Determine if there is indeed a problem. Orion is allowed on the couch. I’m allowed to have coffee. Perfect storm of clumsy dog vs. clumsy owner? Possibly. Odds of the same situation happening again? Minimal. But that’s not always the case. Housebreaking issues? Yeah, you know that’s gonna happen again.
Have a plan. My plan for the couch? I flipped over the cushion. My plan for if the perfect storm aka “Cofffeegate” starts up again? The PAW Method. Answering’s Orion’s questions about whether or not he can jump up on the couch when I have coffee (hint: read this article to see how). Annie’s housebreaking issues are going to take a bit more effort, but here’s the Darwin Dogs’ method on dealing with housebreaking issues.
Move on. Yes, come on. You can do it. Don’t cultivate anger. As Mark Twain said:
“Anger is an acid that can do more harm to the vessel in which it is stored than to anything on which it is poured.”

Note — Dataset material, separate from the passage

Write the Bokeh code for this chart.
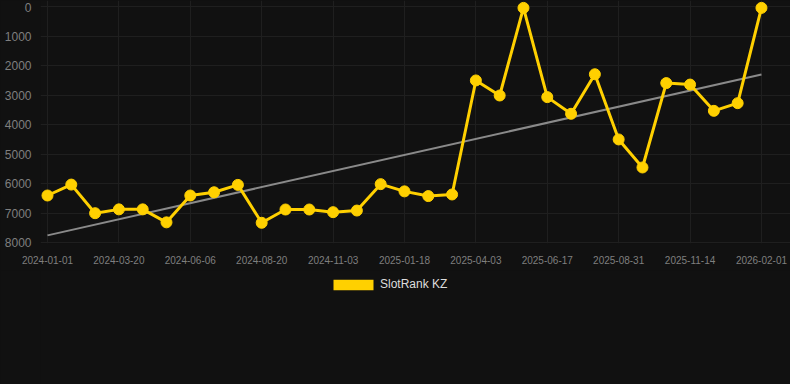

Now think about all the times your dog has been angry at you. Or blamed you for something. Sparta, Orion and I had a pretty terrible day last week. Within the first 2 hours of waking up I accidentally kicked Sparta in the face while going up the stairs, and then punched Orion in the throat when I reached for my phone. Do you know how each dog reacted? Without blame. I felt terrible. That’s because I’m stuck being a human. My dogs? They got over it instantly. How lucky are they who have no word for “blame” or “guilt”. As Hoagland stated so succinctly:
In order to really enjoy a dog, one doesn’t merely try to train him to be semi-human. The point of it is to open oneself to the possibility of becoming partly a dog.